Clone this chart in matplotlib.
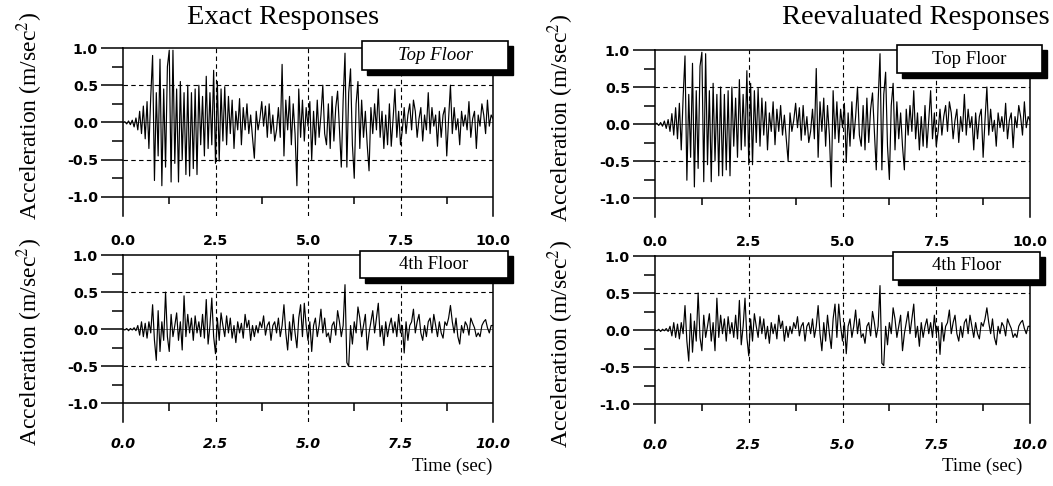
import numpy as np
import matplotlib.pyplot as plt
from matplotlib.patches import Rectangle

# acceleration samples (m/sec^2), every 0.05 sec from 0 to 10 sec
time_step = 0.05

top_exact = [
    0.00, 0.01, -0.02, 0.02, -0.03, 0.03, -0.06, 0.06, -0.10, 0.15, -0.15, 0.22, -0.22, 0.28, -0.35, 0.35, 0.90, -0.78, 0.40, -0.45,
    0.85, -0.85, 0.45, -0.60, 0.75, 0.97, -0.80, 0.97, -0.55, 0.45, -0.80, 0.55, -0.50, 0.40, -0.70, 0.50, -0.72, 0.40, -0.62, 0.45,
    -0.70, 0.50, -0.30, 0.35, -0.45, 0.62, -0.35, 0.40, -0.30, 0.70, -0.55, 0.55, -0.52, 0.45, -0.25, 0.48, -0.30, 0.35, -0.15, 0.30,
    -0.35, 0.15, -0.10, 0.32, -0.30, 0.20, -0.10, 0.25, -0.15, 0.10, -0.20, -0.48, 0.15, -0.10, 0.05, 0.28, -0.05, 0.22, -0.20, 0.25,
    -0.15, 0.10, -0.25, -0.10, 0.20, -0.20, 0.78, -0.45, 0.30, -0.10, 0.35, -0.30, 0.25, -0.15, -0.85, 0.45, -0.20, 0.30, -0.25, 0.20,
    -0.05, 0.28, -0.50, 0.15, -0.30, 0.30, -0.20, 0.10, 0.50, -0.15, -0.30, 0.25, -0.35, 0.35, -0.25, 0.20, 0.42, -0.10, -0.60, 0.30,
    0.93, -0.60, 0.40, 0.72, -0.30, -0.75, 0.25, 0.55, -0.35, 0.30, -0.20, 0.15, -0.30, -0.65, 0.20, -0.15, 0.25, -0.10, 0.45, -0.20,
    0.15, -0.35, 0.10, -0.30, 0.25, -0.32, 0.05, 0.45, -0.20, 0.15, -0.30, -0.10, 0.20, -0.15, 0.10, 0.25, -0.10, 0.30, 0.15, -0.20,
    0.05, 0.20, -0.25, 0.10, -0.10, 0.40, -0.15, 0.20, -0.05, 0.10, -0.32, 0.15, -0.20, 0.10, 0.20, -0.45, 0.05, 0.50, -0.15, 0.20,
    -0.10, 0.05, -0.30, 0.15, -0.05, 0.10, -0.10, 0.28, -0.20, 0.05, 0.15, -0.35, 0.10, -0.05, 0.25, 0.10, -0.15, 0.30, -0.05, 0.10,
    0.05,
]

top_reeval = [
    0.00, 0.01, -0.02, 0.02, -0.03, 0.04, -0.06, 0.06, -0.10, 0.14, -0.15, 0.22, -0.20, 0.28, -0.35, 0.36, 0.92, -0.76, 0.40, -0.45,
    0.82, -0.85, 0.45, -0.60, 0.78, 0.97, -0.78, 0.95, -0.55, 0.45, -0.78, 0.55, -0.50, 0.40, -0.70, 0.50, -0.70, 0.40, -0.62, 0.45,
    -0.70, 0.50, -0.30, 0.35, -0.45, 0.60, -0.35, 0.40, -0.30, 0.72, -0.55, 0.55, -0.55, 0.45, -0.25, 0.48, -0.30, 0.35, -0.15, 0.30,
    -0.35, 0.15, -0.10, 0.30, -0.28, 0.20, -0.10, 0.25, -0.15, 0.12, -0.20, -0.50, 0.15, -0.10, 0.05, 0.28, -0.05, 0.22, -0.22, 0.25,
    -0.15, 0.10, -0.25, -0.10, 0.20, -0.20, 0.75, -0.45, 0.30, -0.10, 0.35, -0.30, 0.25, -0.15, -0.85, 0.45, -0.20, 0.30, -0.25, 0.20,
    -0.05, 0.28, -0.52, 0.15, -0.30, 0.30, -0.20, 0.10, 0.50, -0.15, -0.30, 0.25, -0.35, 0.35, -0.25, 0.20, 0.42, -0.10, -0.62, 0.30,
    0.95, -0.62, 0.40, 0.70, -0.30, -0.75, 0.25, 0.55, -0.35, 0.30, -0.20, 0.15, -0.30, -0.62, 0.20, -0.15, 0.25, -0.10, 0.45, -0.20,
    0.15, -0.35, 0.10, -0.30, 0.25, -0.32, 0.05, 0.45, -0.20, 0.15, -0.30, -0.10, 0.20, -0.15, 0.10, 0.25, -0.10, 0.30, 0.15, -0.20,
    0.05, 0.20, -0.25, 0.10, -0.10, 0.40, -0.15, 0.20, -0.05, 0.10, -0.35, 0.15, -0.20, 0.10, 0.20, -0.45, 0.05, 0.50, -0.15, 0.20,
    -0.10, 0.05, -0.30, 0.15, -0.05, 0.10, -0.10, 0.28, -0.20, 0.05, 0.15, -0.32, 0.10, -0.05, 0.25, 0.10, -0.15, 0.30, -0.05, 0.10,
    0.05,
]

fourth_exact = [
    0.00, -0.01, 0.01, -0.02, 0.01, -0.01, 0.02, -0.02, 0.05, -0.08, 0.10, -0.10, 0.08, -0.12, 0.10, -0.05, 0.33, -0.15, -0.42, 0.25,
    -0.30, 0.10, -0.15, 0.50, -0.10, -0.30, 0.20, -0.10, 0.05, 0.22, -0.15, 0.10, -0.28, 0.45, -0.10, 0.20, -0.05, 0.15, -0.15, 0.18,
    -0.05, 0.10, -0.10, 0.20, -0.12, 0.40, -0.20, 0.05, 0.42, -0.10, -0.33, 0.15, -0.15, 0.22, 0.05, -0.10, 0.18, -0.05, 0.15, -0.12,
    0.05, -0.18, 0.10, -0.05, 0.08, -0.12, 0.20, 0.02, 0.12, -0.15, 0.05, -0.10, 0.05, -0.05, 0.10, 0.02, 0.18, -0.08, 0.05, 0.10,
    -0.15, 0.05, 0.10, -0.05, 0.15, -0.10, 0.05, 0.33, -0.05, -0.28, 0.10, -0.15, 0.20, -0.05, -0.25, 0.15, 0.33, -0.10, 0.35, 0.05,
    -0.15, 0.10, -0.30, 0.05, 0.15, -0.10, 0.05, 0.27, -0.05, 0.15, -0.10, -0.05, -0.18, 0.05, 0.10, -0.08, 0.25, 0.10, -0.10, 0.05,
    0.60, -0.45, -0.50, 0.05, -0.20, 0.10, -0.05, 0.30, 0.15, -0.10, 0.05, 0.20, -0.28, -0.05, 0.10, 0.25, -0.05, 0.15, 0.35, -0.10,
    0.05, -0.22, 0.10, -0.10, 0.05, 0.15, -0.05, 0.10, -0.10, 0.20, -0.05, 0.05, -0.32, 0.10, -0.15, 0.05, 0.10, 0.27, -0.05, 0.10,
    0.20, -0.05, -0.15, 0.05, -0.10, 0.10, 0.15, -0.05, 0.20, 0.05, -0.10, 0.10, -0.05, -0.12, 0.10, 0.05, 0.15, 0.32, 0.10, -0.05,
    0.15, -0.10, -0.20, 0.05, -0.05, 0.10, 0.05, -0.08, 0.15, 0.08, 0.02, -0.10, -0.05, -0.10, 0.05, 0.10, 0.13, 0.02, -0.05, 0.05,
    0.05,
]

fourth_reeval = [
    0.00, -0.01, 0.01, -0.02, 0.01, -0.01, 0.02, -0.02, 0.05, -0.08, 0.10, -0.10, 0.08, -0.12, 0.10, -0.05, 0.33, -0.15, -0.42, 0.22,
    -0.30, 0.12, -0.15, 0.50, -0.10, -0.28, 0.20, -0.10, 0.05, 0.22, -0.15, 0.10, -0.28, 0.43, -0.10, 0.20, -0.05, 0.15, -0.15, 0.18,
    -0.05, 0.10, -0.10, 0.20, -0.12, 0.40, -0.20, 0.05, 0.43, -0.10, -0.35, 0.15, -0.15, 0.22, 0.05, -0.10, 0.18, -0.05, 0.15, -0.12,
    0.05, -0.18, 0.10, -0.05, 0.08, -0.12, 0.20, 0.02, 0.12, -0.15, 0.05, -0.10, 0.05, -0.05, 0.10, 0.02, 0.18, -0.08, 0.05, 0.10,
    -0.15, 0.05, 0.10, -0.05, 0.15, -0.10, 0.05, 0.33, -0.05, -0.28, 0.10, -0.15, 0.20, -0.05, -0.25, 0.15, 0.35, -0.10, 0.35, 0.05,
    -0.15, 0.10, -0.32, 0.05, 0.15, -0.10, 0.05, 0.27, -0.05, 0.15, -0.10, -0.05, -0.18, 0.05, 0.10, -0.08, 0.25, 0.10, -0.10, 0.05,
    0.60, -0.45, -0.48, 0.05, -0.20, 0.10, -0.05, 0.30, 0.15, -0.10, 0.05, 0.20, -0.28, -0.05, 0.10, 0.25, -0.05, 0.15, 0.35, -0.10,
    0.05, -0.22, 0.10, -0.10, 0.05, 0.15, -0.05, 0.10, -0.10, 0.20, -0.05, 0.05, -0.33, 0.10, -0.15, 0.05, 0.10, 0.27, -0.05, 0.10,
    0.20, -0.05, -0.15, 0.05, -0.10, 0.10, 0.15, -0.05, 0.20, 0.05, -0.10, 0.10, -0.05, -0.12, 0.10, 0.05, 0.15, 0.30, 0.10, -0.05,
    0.15, -0.10, -0.20, 0.05, -0.05, 0.10, 0.05, -0.08, 0.15, 0.08, 0.02, -0.10, -0.05, -0.10, 0.05, 0.10, 0.13, 0.02, -0.05, 0.05,
    0.05,
]

x_major = [0.0, 2.5, 5.0, 7.5, 10.0]
x_minor = [1.25, 3.75, 6.25, 8.75]
y_major = [-1.0, -0.5, 0.0, 0.5, 1.0]
y_minor = [-0.75, -0.25, 0.25, 0.75]

W, H = 1053, 486
serif = 'Liberation Serif'
tick_font = dict(family='DejaVu Sans', weight='bold', size=10.2)


def px_axes(left, top, right, bottom):
    return [left / W, 1 - bottom / H, (right - left) / W, (bottom - top) / H]


def style_axes(ax, bottom_row):
    ax.set_xlim(0, 10)
    ax.set_ylim(-1.25, 1.0)
    ax.spines['bottom'].set_visible(False)
    for s in ('top', 'left', 'right'):
        ax.spines[s].set_linewidth(1.1)

    dash = (0, (4, 3))
    for y in (0.5, -0.5):
        ax.axhline(y, color='black', lw=0.8, ls=dash, zorder=1)
    ax.axhline(0.0, color='0.45', lw=0.7, zorder=1)
    ax.axhline(-1.0, color='black', lw=1.1, zorder=1)
    for x in (2.5, 5.0, 7.5):
        ax.axvline(x, color='black', lw=0.8, ls=dash, zorder=1)
    ax.vlines(x_minor, -1.1, -1.0, color='black', lw=1.1)

    ax.set_yticks(y_major)
    ax.set_yticklabels(['%.1f' % v for v in y_major], fontdict=tick_font)
    ax.set_yticks(y_minor, minor=True)
    ax.tick_params(axis='y', which='major', length=16, width=1.1, pad=2)
    ax.tick_params(axis='y', which='minor', length=8, width=1.1)

    ax.set_xticks(x_major)
    style = 'italic' if bottom_row else 'normal'
    ax.set_xticklabels(['%.1f' % v for v in x_major], fontdict=tick_font, fontstyle=style)
    ax.tick_params(axis='x', which='both', length=0, pad=13 if not bottom_row else 11)


def label_box(fig, left, top, right, bottom, text, italic):
    off = 5
    shadow = Rectangle(((left + off) / W, 1 - (bottom + off) / H), (right - left) / W, (bottom - top) / H,
                       transform=fig.transFigure, facecolor='black', edgecolor='black', zorder=5)
    box = Rectangle((left / W, 1 - bottom / H), (right - left) / W, (bottom - top) / H,
                    transform=fig.transFigure, facecolor='white', edgecolor='black', lw=1.2, zorder=6)
    fig.add_artist(shadow)
    fig.add_artist(box)
    fig.text((left + right) / 2 / W, 1 - (top + bottom) / 2 / H, text, ha='center', va='center',
             family=serif, size=13.5, style='italic' if italic else 'normal', zorder=7)


fig = plt.figure(figsize=(W / 100, H / 100), dpi=100)

panels = [
    (px_axes(123, 48, 493, 215.5), top_exact, False),
    (px_axes(655, 50, 1030, 216.5), top_reeval, False),
    (px_axes(123, 255, 493, 422), fourth_exact, True),
    (px_axes(655, 256, 1030, 422.5), fourth_reeval, True),
]

for rect, values, bottom_row in panels:
    ax = fig.add_axes(rect)
    t = np.linspace(0, 10, len(values))
    ax.plot(t, values, color='black', lw=0.85, zorder=3)
    style_axes(ax, bottom_row)

# titles
fig.text(283 / W, 1 - 17 / H, 'Exact Responses', ha='center', va='center', family=serif, size=20.5)
fig.text(1050 / W, 1 - 17 / H, 'Reevaluated Responses', ha='right', va='center', family=serif, size=20.5)

# y labels
ylab = 'Acceleration (m/sec$^{2}$)'
for xc, yc in [(30, 116), (561, 118), (30, 342), (561, 344)]:
    fig.text(xc / W, 1 - yc / H, ylab, rotation=90, ha='center', va='center', family=serif, size=17,
             math_fontfamily='stix')

# time labels
for xc in (452, 982):
    fig.text(xc / W, 1 - 466 / H, 'Time (sec)', ha='center', va='center', family=serif, size=13.5)

label_box(fig, 362, 41, 508, 70, 'Top Floor', True)
label_box(fig, 897, 45, 1042, 73, 'Top Floor', False)
label_box(fig, 360, 251, 508, 278, '4th Floor', False)
label_box(fig, 893, 252, 1040, 280, '4th Floor', False)

fig.savefig('out.png', dpi=100)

[SHORT PROBLEM] Give back exactly the lines from the first line of the data through the line with "time_step = 0.05", pictures excluded.

[FINISHED ANSWER]
Clone this chart in matplotlib.
import numpy as np
import matplotlib.pyplot as plt
from matplotlib.patches import Rectangle

# acceleration samples (m/sec^2), every 0.05 sec from 0 to 10 sec
time_step = 0.05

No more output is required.